__Short task__
The required output is the block of lines from the line with "Write the seaborn" to the line with "palette=palette, dashes=dashes, linewidth=2, ax=ax)", endpoints included and pictures omitted.

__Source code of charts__

------------

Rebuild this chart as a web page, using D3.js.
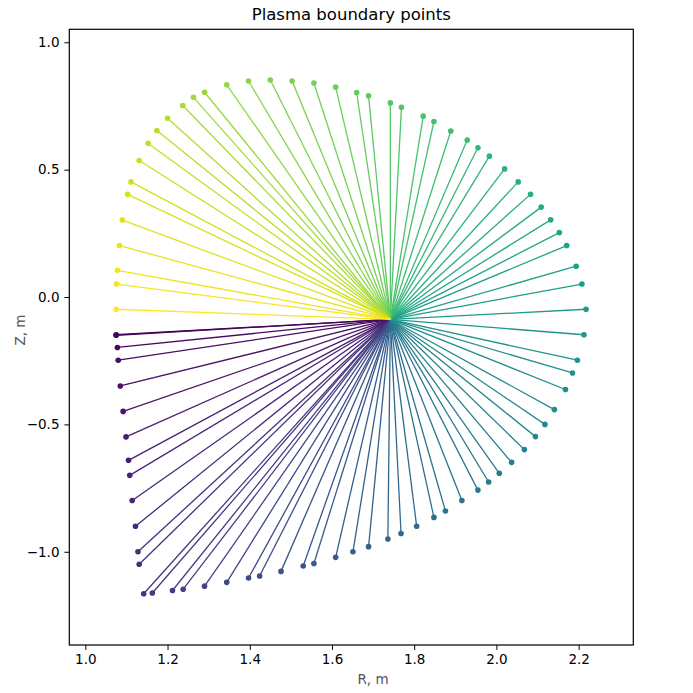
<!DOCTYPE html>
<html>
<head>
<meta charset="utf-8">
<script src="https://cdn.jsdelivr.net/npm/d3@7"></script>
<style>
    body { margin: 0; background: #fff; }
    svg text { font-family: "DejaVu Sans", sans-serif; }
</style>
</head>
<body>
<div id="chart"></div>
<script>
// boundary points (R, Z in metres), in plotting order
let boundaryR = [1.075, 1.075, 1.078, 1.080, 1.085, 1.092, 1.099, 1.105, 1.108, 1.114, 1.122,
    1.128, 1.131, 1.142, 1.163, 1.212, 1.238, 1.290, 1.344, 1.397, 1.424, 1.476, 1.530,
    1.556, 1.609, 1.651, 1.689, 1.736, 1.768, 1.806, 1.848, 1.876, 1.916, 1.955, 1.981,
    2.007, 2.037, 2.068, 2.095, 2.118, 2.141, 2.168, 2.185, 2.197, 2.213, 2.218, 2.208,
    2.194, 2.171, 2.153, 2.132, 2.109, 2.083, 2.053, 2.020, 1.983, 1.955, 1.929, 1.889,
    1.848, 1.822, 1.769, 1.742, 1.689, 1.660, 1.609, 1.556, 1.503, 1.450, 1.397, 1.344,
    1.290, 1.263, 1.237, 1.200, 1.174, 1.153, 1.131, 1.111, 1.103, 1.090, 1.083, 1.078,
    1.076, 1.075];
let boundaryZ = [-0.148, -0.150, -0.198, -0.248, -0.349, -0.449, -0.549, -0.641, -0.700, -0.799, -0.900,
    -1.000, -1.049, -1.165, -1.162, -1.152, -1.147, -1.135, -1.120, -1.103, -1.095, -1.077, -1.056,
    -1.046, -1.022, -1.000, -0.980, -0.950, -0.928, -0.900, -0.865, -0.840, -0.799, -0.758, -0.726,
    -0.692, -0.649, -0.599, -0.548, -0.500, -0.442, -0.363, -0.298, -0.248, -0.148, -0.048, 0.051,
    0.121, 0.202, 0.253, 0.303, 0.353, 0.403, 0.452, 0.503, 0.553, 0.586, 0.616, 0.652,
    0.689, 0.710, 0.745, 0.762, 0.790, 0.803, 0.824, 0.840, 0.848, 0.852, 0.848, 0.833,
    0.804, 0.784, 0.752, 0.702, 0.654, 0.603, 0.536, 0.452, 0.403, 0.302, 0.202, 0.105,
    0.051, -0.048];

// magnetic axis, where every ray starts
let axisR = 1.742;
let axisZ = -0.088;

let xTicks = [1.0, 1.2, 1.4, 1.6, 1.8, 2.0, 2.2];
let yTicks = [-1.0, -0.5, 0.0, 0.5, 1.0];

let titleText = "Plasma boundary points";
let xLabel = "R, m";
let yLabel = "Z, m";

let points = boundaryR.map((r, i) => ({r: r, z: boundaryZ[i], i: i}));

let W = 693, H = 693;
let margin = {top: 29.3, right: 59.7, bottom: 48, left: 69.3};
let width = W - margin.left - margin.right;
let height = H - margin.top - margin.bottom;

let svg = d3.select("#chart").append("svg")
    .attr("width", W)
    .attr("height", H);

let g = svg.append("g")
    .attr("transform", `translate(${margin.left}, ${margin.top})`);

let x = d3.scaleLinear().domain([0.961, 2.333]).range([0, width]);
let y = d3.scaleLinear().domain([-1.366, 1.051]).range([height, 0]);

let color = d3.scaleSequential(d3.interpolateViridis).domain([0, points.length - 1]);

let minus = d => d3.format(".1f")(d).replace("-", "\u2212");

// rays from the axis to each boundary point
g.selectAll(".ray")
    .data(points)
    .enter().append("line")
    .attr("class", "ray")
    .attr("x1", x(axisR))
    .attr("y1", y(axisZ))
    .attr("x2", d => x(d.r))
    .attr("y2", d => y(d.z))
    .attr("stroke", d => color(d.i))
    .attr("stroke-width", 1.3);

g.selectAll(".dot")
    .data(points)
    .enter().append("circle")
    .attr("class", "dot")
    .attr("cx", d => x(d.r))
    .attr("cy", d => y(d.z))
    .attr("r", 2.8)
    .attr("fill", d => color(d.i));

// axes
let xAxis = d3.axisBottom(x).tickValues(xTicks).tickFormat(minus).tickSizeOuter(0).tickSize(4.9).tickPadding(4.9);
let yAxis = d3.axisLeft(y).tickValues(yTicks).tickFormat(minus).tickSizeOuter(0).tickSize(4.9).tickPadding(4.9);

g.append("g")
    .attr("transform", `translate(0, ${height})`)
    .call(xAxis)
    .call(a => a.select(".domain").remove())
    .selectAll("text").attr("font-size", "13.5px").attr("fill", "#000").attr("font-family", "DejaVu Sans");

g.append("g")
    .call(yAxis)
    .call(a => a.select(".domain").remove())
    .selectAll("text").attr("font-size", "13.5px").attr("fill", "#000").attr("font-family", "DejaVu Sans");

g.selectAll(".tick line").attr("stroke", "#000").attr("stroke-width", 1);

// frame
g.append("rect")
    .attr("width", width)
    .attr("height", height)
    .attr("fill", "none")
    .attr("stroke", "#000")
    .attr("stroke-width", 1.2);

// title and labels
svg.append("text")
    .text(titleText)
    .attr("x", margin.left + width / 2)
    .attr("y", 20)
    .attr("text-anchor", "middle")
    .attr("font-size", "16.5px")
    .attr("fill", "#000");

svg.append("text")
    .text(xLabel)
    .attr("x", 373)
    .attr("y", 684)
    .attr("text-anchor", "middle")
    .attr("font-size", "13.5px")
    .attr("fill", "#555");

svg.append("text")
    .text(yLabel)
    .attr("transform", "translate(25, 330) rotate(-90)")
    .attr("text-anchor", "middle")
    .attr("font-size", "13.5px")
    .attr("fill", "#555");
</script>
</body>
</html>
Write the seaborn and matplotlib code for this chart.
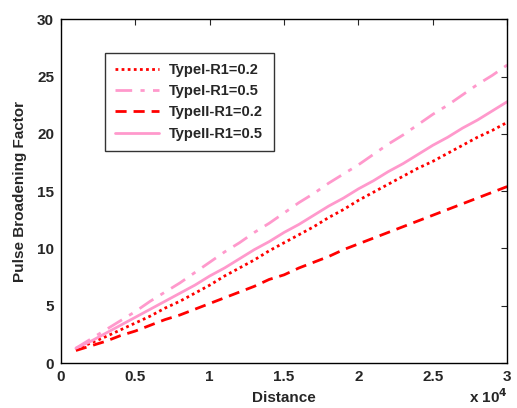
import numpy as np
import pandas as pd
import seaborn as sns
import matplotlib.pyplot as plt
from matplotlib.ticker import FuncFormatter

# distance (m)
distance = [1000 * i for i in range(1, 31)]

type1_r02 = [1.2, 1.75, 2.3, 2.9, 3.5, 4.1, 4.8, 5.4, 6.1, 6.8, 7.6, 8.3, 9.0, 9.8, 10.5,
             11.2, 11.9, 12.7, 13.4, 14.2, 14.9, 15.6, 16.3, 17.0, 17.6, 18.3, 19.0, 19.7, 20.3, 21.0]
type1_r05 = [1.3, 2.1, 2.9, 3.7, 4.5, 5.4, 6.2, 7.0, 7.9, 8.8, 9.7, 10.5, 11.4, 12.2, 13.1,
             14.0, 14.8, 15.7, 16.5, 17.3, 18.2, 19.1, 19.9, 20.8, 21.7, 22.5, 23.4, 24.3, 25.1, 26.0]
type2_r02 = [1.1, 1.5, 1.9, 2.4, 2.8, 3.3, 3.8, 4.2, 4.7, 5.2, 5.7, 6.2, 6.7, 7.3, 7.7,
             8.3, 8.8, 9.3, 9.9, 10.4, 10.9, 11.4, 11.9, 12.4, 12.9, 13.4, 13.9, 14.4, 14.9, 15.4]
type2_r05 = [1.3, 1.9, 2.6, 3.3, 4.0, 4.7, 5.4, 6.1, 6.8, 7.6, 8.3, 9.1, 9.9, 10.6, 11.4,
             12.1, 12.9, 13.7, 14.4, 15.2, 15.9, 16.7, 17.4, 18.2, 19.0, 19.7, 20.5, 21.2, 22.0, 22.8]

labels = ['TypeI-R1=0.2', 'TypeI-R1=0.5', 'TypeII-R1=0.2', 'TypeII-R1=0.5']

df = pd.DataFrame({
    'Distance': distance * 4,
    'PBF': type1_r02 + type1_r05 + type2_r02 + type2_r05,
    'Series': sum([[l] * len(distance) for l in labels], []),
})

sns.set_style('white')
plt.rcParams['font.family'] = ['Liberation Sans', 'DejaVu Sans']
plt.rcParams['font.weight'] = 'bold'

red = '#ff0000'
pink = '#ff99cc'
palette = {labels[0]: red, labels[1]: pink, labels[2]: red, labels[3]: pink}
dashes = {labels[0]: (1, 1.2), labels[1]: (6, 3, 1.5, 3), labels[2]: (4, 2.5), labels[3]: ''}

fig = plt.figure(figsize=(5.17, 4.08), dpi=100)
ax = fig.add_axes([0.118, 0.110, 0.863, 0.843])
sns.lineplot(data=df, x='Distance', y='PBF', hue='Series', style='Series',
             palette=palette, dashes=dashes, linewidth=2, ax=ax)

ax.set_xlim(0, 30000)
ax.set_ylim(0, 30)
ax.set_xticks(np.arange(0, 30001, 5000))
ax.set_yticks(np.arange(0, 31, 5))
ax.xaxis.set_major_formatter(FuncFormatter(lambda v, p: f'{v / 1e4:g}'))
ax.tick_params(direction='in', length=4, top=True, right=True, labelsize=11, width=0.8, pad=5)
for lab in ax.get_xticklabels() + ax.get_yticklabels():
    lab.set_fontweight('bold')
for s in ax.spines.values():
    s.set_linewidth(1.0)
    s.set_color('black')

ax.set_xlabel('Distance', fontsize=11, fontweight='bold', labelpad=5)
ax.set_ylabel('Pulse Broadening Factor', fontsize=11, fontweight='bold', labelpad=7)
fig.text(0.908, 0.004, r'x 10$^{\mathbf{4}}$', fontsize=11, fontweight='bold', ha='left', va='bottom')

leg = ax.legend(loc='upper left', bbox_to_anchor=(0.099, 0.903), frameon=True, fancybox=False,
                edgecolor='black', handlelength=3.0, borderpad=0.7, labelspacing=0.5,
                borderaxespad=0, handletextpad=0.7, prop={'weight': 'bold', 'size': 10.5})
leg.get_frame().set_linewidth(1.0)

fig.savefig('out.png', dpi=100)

------------

__Solution to this problem__
Write the seaborn and matplotlib code for this chart.
import numpy as np
import pandas as pd
import seaborn as sns
import matplotlib.pyplot as plt
from matplotlib.ticker import FuncFormatter

# distance (m)
distance = [1000 * i for i in range(1, 31)]

type1_r02 = [1.2, 1.75, 2.3, 2.9, 3.5, 4.1, 4.8, 5.4, 6.1, 6.8, 7.6, 8.3, 9.0, 9.8, 10.5,
             11.2, 11.9, 12.7, 13.4, 14.2, 14.9, 15.6, 16.3, 17.0, 17.6, 18.3, 19.0, 19.7, 20.3, 21.0]
type1_r05 = [1.3, 2.1, 2.9, 3.7, 4.5, 5.4, 6.2, 7.0, 7.9, 8.8, 9.7, 10.5, 11.4, 12.2, 13.1,
             14.0, 14.8, 15.7, 16.5, 17.3, 18.2, 19.1, 19.9, 20.8, 21.7, 22.5, 23.4, 24.3, 25.1, 26.0]
type2_r02 = [1.1, 1.5, 1.9, 2.4, 2.8, 3.3, 3.8, 4.2, 4.7, 5.2, 5.7, 6.2, 6.7, 7.3, 7.7,
             8.3, 8.8, 9.3, 9.9, 10.4, 10.9, 11.4, 11.9, 12.4, 12.9, 13.4, 13.9, 14.4, 14.9, 15.4]
type2_r05 = [1.3, 1.9, 2.6, 3.3, 4.0, 4.7, 5.4, 6.1, 6.8, 7.6, 8.3, 9.1, 9.9, 10.6, 11.4,
             12.1, 12.9, 13.7, 14.4, 15.2, 15.9, 16.7, 17.4, 18.2, 19.0, 19.7, 20.5, 21.2, 22.0, 22.8]

labels = ['TypeI-R1=0.2', 'TypeI-R1=0.5', 'TypeII-R1=0.2', 'TypeII-R1=0.5']

df = pd.DataFrame({
    'Distance': distance * 4,
    'PBF': type1_r02 + type1_r05 + type2_r02 + type2_r05,
    'Series': sum([[l] * len(distance) for l in labels], []),
})

sns.set_style('white')
plt.rcParams['font.family'] = ['Liberation Sans', 'DejaVu Sans']
plt.rcParams['font.weight'] = 'bold'

red = '#ff0000'
pink = '#ff99cc'
palette = {labels[0]: red, labels[1]: pink, labels[2]: red, labels[3]: pink}
dashes = {labels[0]: (1, 1.2), labels[1]: (6, 3, 1.5, 3), labels[2]: (4, 2.5), labels[3]: ''}

fig = plt.figure(figsize=(5.17, 4.08), dpi=100)
ax = fig.add_axes([0.118, 0.110, 0.863, 0.843])
sns.lineplot(data=df, x='Distance', y='PBF', hue='Series', style='Series',
             palette=palette, dashes=dashes, linewidth=2, ax=ax)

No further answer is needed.